++++ DATA TO USE
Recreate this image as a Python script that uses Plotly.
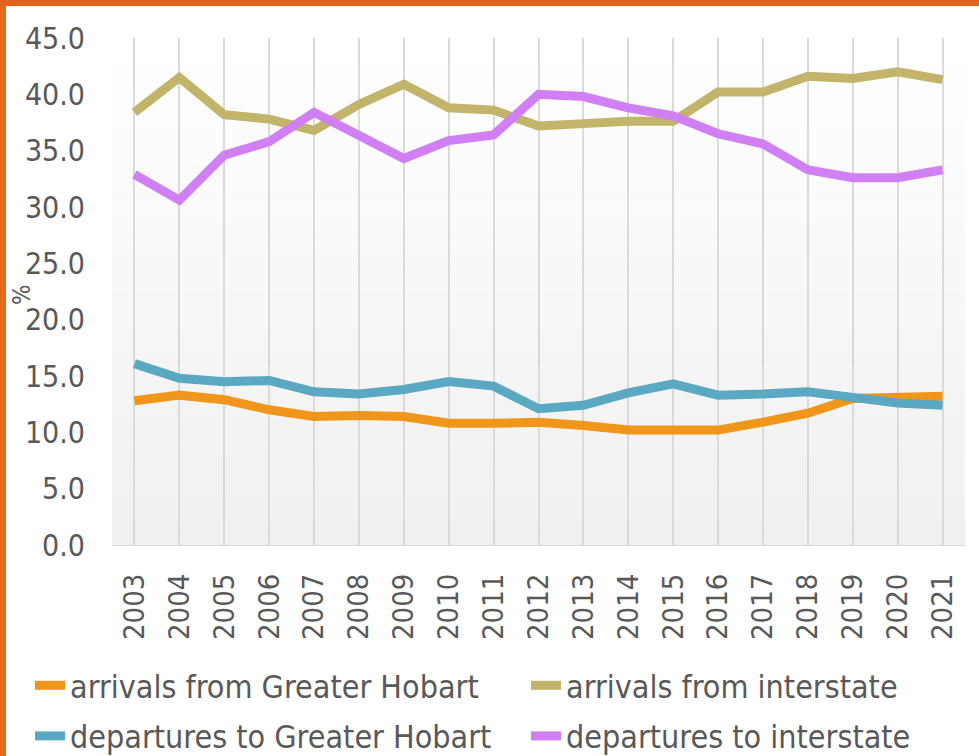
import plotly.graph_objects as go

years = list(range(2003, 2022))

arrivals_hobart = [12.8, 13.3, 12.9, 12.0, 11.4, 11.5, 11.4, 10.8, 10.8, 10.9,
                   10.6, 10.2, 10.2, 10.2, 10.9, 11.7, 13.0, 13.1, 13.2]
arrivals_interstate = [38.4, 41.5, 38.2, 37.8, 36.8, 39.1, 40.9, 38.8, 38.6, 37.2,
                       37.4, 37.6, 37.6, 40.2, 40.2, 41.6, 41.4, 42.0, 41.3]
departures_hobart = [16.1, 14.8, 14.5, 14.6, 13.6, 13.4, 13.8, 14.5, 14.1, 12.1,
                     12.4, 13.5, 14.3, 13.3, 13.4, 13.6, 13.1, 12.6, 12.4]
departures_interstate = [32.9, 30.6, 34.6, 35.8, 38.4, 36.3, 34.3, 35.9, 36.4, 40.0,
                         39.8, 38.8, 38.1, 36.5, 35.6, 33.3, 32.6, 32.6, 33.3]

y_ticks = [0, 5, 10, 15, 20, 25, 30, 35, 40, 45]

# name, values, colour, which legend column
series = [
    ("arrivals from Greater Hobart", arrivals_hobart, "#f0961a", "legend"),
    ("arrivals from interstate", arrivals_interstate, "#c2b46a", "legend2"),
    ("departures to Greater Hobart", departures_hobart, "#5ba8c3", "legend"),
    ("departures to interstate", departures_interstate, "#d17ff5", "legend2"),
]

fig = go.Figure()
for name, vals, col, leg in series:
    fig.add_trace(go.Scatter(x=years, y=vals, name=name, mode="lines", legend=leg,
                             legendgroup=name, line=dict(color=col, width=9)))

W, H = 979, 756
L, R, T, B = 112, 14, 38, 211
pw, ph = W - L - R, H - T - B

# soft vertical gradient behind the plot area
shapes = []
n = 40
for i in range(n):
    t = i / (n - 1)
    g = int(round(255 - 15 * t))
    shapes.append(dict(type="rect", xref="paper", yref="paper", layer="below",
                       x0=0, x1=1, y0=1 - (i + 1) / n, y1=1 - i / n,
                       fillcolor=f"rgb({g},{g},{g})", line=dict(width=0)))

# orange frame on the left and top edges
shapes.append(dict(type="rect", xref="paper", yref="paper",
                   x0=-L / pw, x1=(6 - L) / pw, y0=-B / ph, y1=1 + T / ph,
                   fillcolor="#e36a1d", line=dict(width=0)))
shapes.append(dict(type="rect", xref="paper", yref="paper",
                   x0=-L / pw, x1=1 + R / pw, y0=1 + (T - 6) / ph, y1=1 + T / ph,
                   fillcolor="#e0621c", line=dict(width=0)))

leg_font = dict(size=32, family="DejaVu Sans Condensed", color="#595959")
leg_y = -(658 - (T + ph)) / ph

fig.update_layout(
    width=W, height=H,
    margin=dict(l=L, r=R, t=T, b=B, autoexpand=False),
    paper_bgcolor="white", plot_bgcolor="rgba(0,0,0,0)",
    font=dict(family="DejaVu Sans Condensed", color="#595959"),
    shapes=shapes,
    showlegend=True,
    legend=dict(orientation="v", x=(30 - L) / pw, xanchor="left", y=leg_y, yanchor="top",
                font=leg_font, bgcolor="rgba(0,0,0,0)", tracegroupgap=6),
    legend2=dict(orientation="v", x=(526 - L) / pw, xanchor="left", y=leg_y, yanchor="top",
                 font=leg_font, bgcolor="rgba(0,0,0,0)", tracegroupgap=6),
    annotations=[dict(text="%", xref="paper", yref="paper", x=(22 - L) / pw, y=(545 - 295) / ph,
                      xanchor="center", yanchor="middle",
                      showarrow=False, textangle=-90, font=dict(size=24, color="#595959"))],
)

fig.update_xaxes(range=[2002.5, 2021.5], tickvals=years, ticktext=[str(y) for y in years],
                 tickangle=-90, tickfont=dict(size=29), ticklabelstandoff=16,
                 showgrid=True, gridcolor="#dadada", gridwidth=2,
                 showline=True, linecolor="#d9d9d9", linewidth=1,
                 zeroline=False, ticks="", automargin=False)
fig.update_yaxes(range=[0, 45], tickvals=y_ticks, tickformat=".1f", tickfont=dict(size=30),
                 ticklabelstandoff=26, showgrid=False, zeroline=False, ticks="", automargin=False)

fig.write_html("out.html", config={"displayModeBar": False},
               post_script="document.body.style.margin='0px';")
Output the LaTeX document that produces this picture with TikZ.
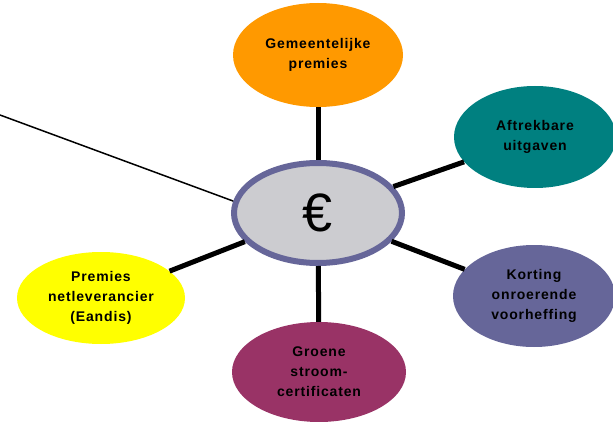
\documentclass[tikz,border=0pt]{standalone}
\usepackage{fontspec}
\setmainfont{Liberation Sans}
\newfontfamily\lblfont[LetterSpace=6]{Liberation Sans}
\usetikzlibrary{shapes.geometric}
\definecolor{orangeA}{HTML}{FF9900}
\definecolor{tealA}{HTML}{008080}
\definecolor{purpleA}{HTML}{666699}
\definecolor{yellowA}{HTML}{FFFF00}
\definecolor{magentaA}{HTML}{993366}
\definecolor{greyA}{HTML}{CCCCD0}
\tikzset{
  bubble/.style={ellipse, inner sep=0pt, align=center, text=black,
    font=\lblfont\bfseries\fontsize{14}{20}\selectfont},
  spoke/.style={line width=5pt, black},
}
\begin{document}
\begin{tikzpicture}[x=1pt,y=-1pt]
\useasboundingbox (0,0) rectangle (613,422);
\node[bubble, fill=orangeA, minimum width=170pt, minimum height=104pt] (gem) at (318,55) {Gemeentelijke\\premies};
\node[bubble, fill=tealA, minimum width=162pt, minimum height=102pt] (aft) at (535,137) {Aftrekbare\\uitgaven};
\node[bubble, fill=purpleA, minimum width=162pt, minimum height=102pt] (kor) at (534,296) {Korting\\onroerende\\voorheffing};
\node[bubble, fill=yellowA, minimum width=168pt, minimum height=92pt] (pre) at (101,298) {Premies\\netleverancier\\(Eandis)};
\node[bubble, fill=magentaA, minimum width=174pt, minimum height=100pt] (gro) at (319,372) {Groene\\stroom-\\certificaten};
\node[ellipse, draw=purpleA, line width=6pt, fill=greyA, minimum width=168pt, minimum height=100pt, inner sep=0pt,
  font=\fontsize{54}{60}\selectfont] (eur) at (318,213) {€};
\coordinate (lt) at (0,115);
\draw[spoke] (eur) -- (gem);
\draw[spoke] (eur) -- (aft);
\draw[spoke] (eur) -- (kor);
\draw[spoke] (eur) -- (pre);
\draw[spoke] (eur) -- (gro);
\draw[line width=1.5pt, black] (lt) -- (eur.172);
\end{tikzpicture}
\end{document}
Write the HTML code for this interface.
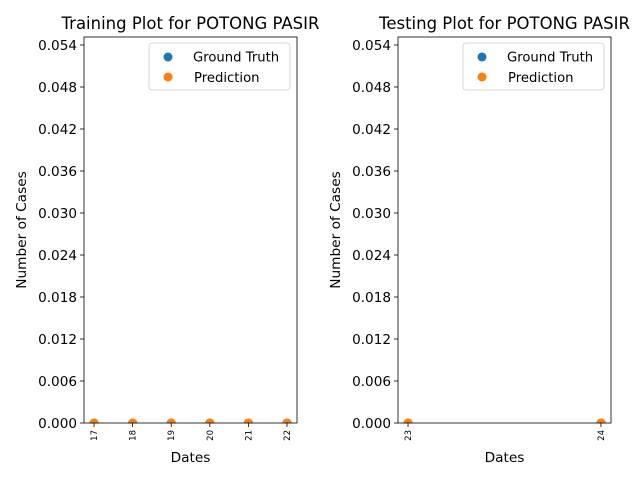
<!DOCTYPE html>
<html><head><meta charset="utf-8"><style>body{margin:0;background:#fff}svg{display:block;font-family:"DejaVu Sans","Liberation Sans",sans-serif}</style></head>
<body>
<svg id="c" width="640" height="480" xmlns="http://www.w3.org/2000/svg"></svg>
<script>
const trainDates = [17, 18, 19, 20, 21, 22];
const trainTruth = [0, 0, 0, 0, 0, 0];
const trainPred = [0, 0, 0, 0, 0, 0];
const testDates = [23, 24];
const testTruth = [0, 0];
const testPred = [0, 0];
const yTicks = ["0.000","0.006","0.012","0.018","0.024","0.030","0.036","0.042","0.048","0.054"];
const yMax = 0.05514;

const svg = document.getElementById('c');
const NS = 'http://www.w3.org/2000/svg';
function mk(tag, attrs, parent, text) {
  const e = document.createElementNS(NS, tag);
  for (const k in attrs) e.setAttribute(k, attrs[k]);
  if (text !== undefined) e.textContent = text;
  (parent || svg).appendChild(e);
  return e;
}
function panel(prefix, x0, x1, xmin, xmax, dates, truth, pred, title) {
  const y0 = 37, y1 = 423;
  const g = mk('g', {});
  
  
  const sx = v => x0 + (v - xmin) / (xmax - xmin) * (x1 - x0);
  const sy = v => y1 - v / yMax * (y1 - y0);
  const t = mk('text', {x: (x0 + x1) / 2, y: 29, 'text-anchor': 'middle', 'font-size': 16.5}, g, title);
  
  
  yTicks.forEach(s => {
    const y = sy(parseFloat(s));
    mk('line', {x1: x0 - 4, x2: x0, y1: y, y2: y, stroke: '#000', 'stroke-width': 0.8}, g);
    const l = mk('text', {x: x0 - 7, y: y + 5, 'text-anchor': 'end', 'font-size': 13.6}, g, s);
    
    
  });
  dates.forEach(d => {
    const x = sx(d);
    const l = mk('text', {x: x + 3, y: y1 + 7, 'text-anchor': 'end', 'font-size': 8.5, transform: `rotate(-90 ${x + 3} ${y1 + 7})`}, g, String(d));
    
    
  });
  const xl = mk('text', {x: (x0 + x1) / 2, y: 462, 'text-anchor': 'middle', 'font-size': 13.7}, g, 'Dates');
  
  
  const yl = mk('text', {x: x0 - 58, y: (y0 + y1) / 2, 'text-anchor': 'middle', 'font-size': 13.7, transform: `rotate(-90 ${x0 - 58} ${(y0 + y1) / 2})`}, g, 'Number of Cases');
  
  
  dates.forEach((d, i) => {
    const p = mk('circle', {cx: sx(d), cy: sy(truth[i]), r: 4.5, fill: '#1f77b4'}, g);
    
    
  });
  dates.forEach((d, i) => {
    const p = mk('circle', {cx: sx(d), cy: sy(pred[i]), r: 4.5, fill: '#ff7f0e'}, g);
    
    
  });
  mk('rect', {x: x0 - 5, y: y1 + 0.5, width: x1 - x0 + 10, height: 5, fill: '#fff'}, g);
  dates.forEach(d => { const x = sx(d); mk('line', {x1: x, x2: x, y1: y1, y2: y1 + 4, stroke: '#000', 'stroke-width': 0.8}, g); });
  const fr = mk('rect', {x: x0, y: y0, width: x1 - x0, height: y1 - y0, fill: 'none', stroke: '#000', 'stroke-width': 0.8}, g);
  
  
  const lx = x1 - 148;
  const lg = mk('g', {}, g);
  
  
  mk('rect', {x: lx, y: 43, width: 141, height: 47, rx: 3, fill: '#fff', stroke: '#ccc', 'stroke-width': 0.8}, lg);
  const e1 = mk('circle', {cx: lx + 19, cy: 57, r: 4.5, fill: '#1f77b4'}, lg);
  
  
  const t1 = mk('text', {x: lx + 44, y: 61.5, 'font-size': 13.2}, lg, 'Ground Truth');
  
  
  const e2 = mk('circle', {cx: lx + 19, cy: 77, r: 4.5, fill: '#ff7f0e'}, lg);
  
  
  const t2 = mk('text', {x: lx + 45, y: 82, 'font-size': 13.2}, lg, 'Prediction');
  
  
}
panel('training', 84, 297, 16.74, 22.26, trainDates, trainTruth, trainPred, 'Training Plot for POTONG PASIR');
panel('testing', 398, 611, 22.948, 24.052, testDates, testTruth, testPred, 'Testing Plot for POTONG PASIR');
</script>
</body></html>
++++++++
▶ **DESCRIPTION OF THE TASK**:
Restate each line from the start of the listing through the line bearing "years = list(range(2003, 2022))" word for word. Drop the pictures.

▶ **WORKED SOLUTION**:
Recreate this image as a Python script that uses Plotly.
import plotly.graph_objects as go

years = list(range(2003, 2022))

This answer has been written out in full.